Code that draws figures
● ● ●
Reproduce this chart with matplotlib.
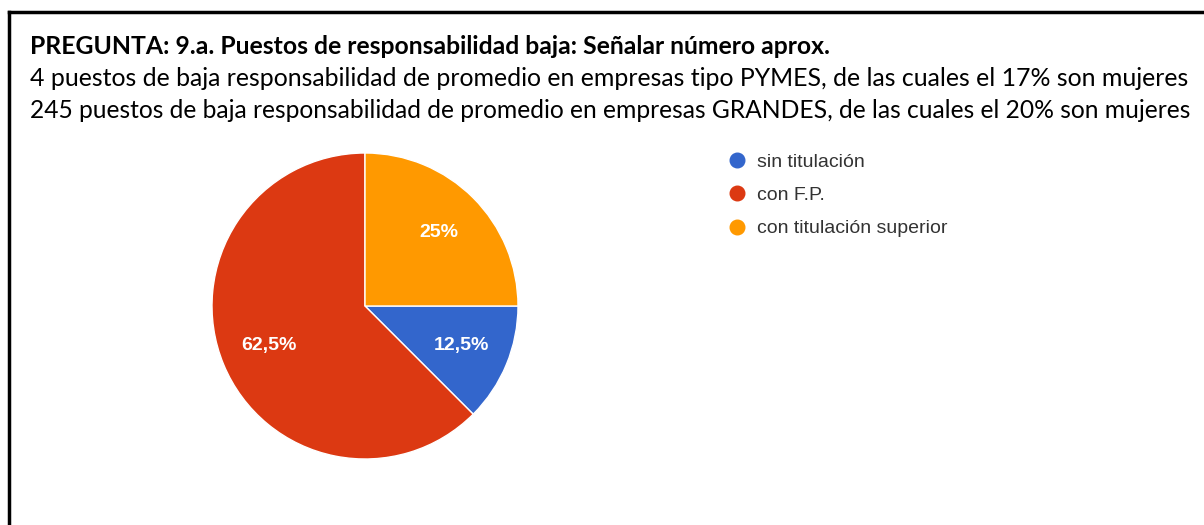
import matplotlib.pyplot as plt
from matplotlib.lines import Line2D

# Data
labels = ['sin titulación', 'con F.P.', 'con titulación superior']
values = [12.5, 62.5, 25]
pct_labels = ['12,5%', '62,5%', '25%']
colors = ['#3366CC', '#DC3912', '#FF9900']

title = 'PREGUNTA: 9.a. Puestos de responsabilidad baja: Señalar número aprox.'
line2 = '4 puestos de baja responsabilidad de promedio en empresas tipo PYMES, de las cuales el 17% son mujeres'
line3 = '245 puestos de baja responsabilidad de promedio en empresas GRANDES, de las cuales el 20% son mujeres'

W, H = 1204, 525
fig = plt.figure(figsize=(W / 100, H / 100), dpi=100)
fig.patch.set_facecolor('white')

# frame lines (left and top)
fig.add_artist(Line2D([9 / W, 9 / W], [0, 1 - 12 / H], color='black', lw=2.5))
fig.add_artist(Line2D([9 / W, 1], [1 - 12 / H, 1 - 12 / H], color='black', lw=2.5))

# header texts
fig.text(30 / W, 1 - 46 / H, title, fontsize=17.8, fontweight='bold', family='Lato', va='center')
fig.text(30 / W, 1 - 78 / H, line2, fontsize=17.9, family='Lato', va='center')
fig.text(30 / W, 1 - 110 / H, line3, fontsize=17.7, family='Lato', va='center')

# pie
cx, cy, r = 365, 306, 153
ax = fig.add_axes([(cx - r) / W, (H - cy - r) / H, 2 * r / W, 2 * r / H])
wedges, texts = ax.pie(values, colors=colors, startangle=0, counterclock=False,
                       wedgeprops=dict(edgecolor='white', linewidth=1),
                       labels=pct_labels, labeldistance=0.68,
                       textprops=dict(color='white', fontsize=14, fontweight='bold',
                                      family='Liberation Sans'))
for t in texts:
    t.set_ha('center')
    t.set_va('center')
ax.set_xlim(-1, 1)
ax.set_ylim(-1, 1)
ax.set_aspect('equal')

# legend
handles = [Line2D([], [], marker='o', linestyle='', markersize=10.5, color=c) for c in colors]
fig.legend(handles, labels, loc='upper left', bbox_to_anchor=(726 / W, 1 - 153.5 / H),
           frameon=False, prop=dict(family='Liberation Sans', size=14),
           labelcolor='#333333', handletextpad=0.5, labelspacing=0.8, borderaxespad=0,
           borderpad=0, handlelength=1.1)

fig.savefig('out.png', dpi=100, facecolor='white')
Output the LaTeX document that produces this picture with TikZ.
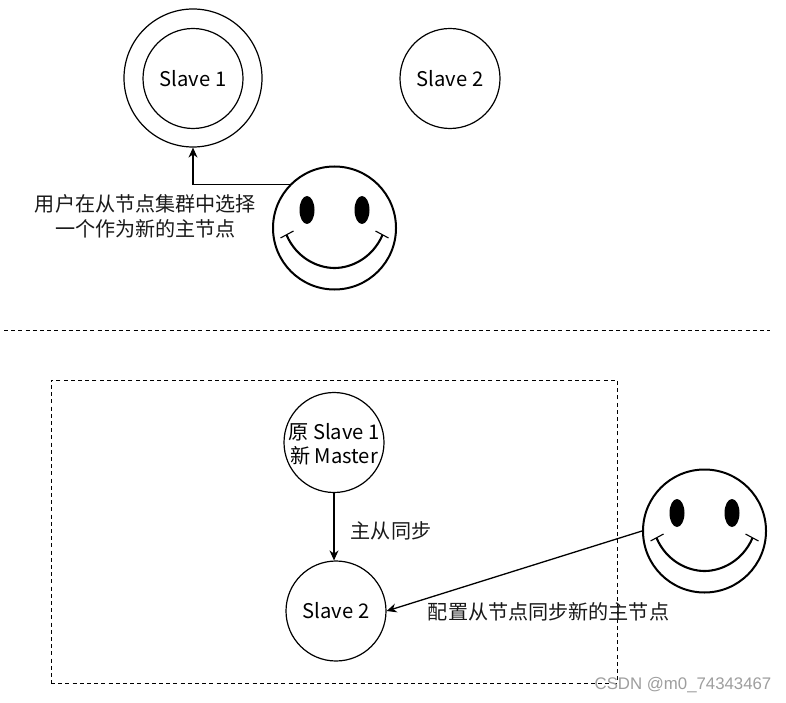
\documentclass[tikz,border=0pt]{standalone}
\usepackage{fontspec}
\setmainfont{Noto Sans CJK SC}
\newfontfamily\wmfont{Liberation Sans}
\usetikzlibrary{arrows.meta}
\tikzset{
  x=1pt,y=-1pt,
  ring/.style={draw=black,line width=1.2pt,circle,inner sep=0pt,align=center,font=\fontsize{20.2}{24.5}\selectfont},
  face/.style={draw=black,line width=2pt,circle,inner sep=0pt,minimum size=123pt},
  lab/.style={inner sep=0pt,align=center,font=\fontsize{20.1}{25}\selectfont,text=black!90},
  conn/.style={draw=black,line width=1.1pt,-{Stealth[length=10pt,width=9pt]}},
  dashline/.style={draw=black,line width=0.9pt,dash pattern=on 4pt off 3.2pt},
}
\newcommand{\smileyface}[3]{%
  \node[face] (#1) at (#2,#3) {};
  \begin{scope}[shift={(#2,#3)}]
    \fill (-27.5,-18) ellipse [x radius=7.5pt,y radius=14pt];
    \fill (27.5,-18) ellipse [x radius=7.5pt,y radius=14pt];
    \draw[line width=2.1pt] (-48,7) .. controls (-38,30) and (-17,40) .. (0,40) .. controls (17,40) and (38,30) .. (48,7);
    \draw[line width=1.1pt] (-54,10) -- (-41,3);
    \draw[line width=1.1pt] (54,10) -- (41,3);
  \end{scope}}
\begin{document}
\begin{tikzpicture}
\useasboundingbox (0,0) rectangle (786,703);
\fill[white] (0,0) rectangle (786,703);
% upper part
\node[ring,minimum size=138pt] (outer) at (193,78) {};
\node[ring,minimum size=100pt] (slaveA) at (193,78.5) {Slave 1};
\node[ring,minimum size=100pt] (slaveB) at (450,78.5) {Slave 2};
\smileyface{smileA}{334.5}{228}
\draw[conn] (smileA.136) -| (outer.south);
\node[lab] (textA) at (145.5,216.5) {用户在从节点集群中选择\\一个作为新的主节点};
% separator
\coordinate (sepL) at (4,330);
\coordinate (sepR) at (770,330);
\draw[dashline] (sepL) -- (sepR);
% lower part
\node[dashline,minimum width=566pt,minimum height=303pt,inner sep=0pt] (frame) at (334,531.5) {};
\node[ring,minimum size=100pt,text depth=0pt] (master) at (334,442.5) {};
\node[inner sep=0pt,align=center,font=\fontsize{20.2}{24.5}\selectfont] (masterText) at (334,444) {原 Slave 1\\新 Master};
\node[ring,minimum size=100pt] (slaveC) at (336,611) {Slave 2};
\draw[conn] (master.south) -- (master.south |- slaveC.north);
\node[lab] (textB) at (391,531) {主从同步};
\smileyface{smileB}{704.5}{531}
\draw[conn,line width=1.3pt] (smileB.180) -- (slaveC.east);
\node[lab] (textC) at (548.5,611.5) {配置从节点同步新的主节点};
\node[inner sep=0pt,text=black!38,font=\wmfont\fontsize{16.8}{20}\selectfont] (mark) at (683,685) {CSDN @m0\_74343467};
\end{tikzpicture}
\end{document}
● ● ●
### Work instructions
Quote, please, every line of the material above from its start through the line that has "from matplotlib.lines import Line2D", reproducing the words exactly and dropping any images.

### Answer to this exercise
Reproduce this chart with matplotlib.
import matplotlib.pyplot as plt
from matplotlib.lines import Line2D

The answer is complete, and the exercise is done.